Luke Timothy Johnson, in his book “The Creed,” asserts that the Creed we share is not an invention of the later Church. “The Creed develops…the experience, the convictions and the language present in Christianity from its birth” (p. 21). You can begin to hear the beginnings of that Creed in the names ascribed to Jesus in the New Testament: Christ, Lord, and Son of God. The claim that Jesus was the Christ flew in the face of what the Jews expected of the Messiah, and declared that Jesus died on behalf of our sins, was raised by God, and appeared to many witnesses (1 Cor. 15:5-8). The claim that Jesus was Lord was the most disturbing for Jews, as it gave what they thought of as a ‘failed Messiah and cursed criminal’ the precious name of Yahweh – the LORD. The claim that Jesus was the Son of God becomes a part of the early baptismal formulas, as believers entered new life in God’s family by adoption, children of the same Father as Jesus. When you hear Paul’s words at the end of many of his letters (“The grace of the Lord Jesus Christ and the love of God and the fellowship of the Holy Spirit be with you all” (1 Cor 13: 14), you are hearing some of the language on which future creeds will build. You hear the close coordination in status and activity among God, Jesus as Lord, and the Spirit, while still distinguishing differences between them.

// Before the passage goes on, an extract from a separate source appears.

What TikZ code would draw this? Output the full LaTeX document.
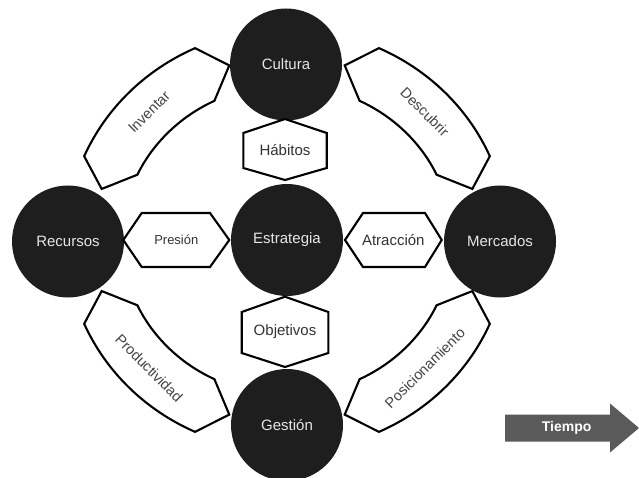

After we have heard the Gospel read, the preacher interpret it, and joined our voices to celebrate it, we rise to respond to the Word of God by affirming our faith in the words of the Apostle’s Creed. In those words, we profess both personally and communally that God is real for us even though we don’t always understand exactly what that means. This Creed works as a rule for understanding how to read Scripture and how to live as God’s people. Biblical interpretation that does not agree with the statements of the creed cannot be accepted as true, and if we believe that God created the world, we live lives of thanksgiving, reverence, and sharing. This Creed defines and defends our faith, and defines who is a member of our community, while at the same time we know that our definition is not all there is to faith and trust in God. Lifting our voices together in this Creed also gives us sign that we are one body, part of a shared story that has been the story of believers since the time of the Apostles. And this Creed carries us forward in worship from hearing the Word to tasting the Word.
And so, the Apostles’ Creed gives us a frame, a historical structure by which we tell our story of faith. What is your story? How have you come to know that Jesus is with you? How can you tell the world that your sin is forgiven and you are free to love and serve God and your neighbor? How have you come to be here, part of this story at Our Savior’s Lutheran Church? We can use the elements of this Creed in our own words when we want to explain what we believe, how we understand the word of God in our world, and why we live the way we do. How would you tell it?
Now may the peace of God, which passes all understanding, keep your hearts and minds in Christ Jesus, our Lord. Amen.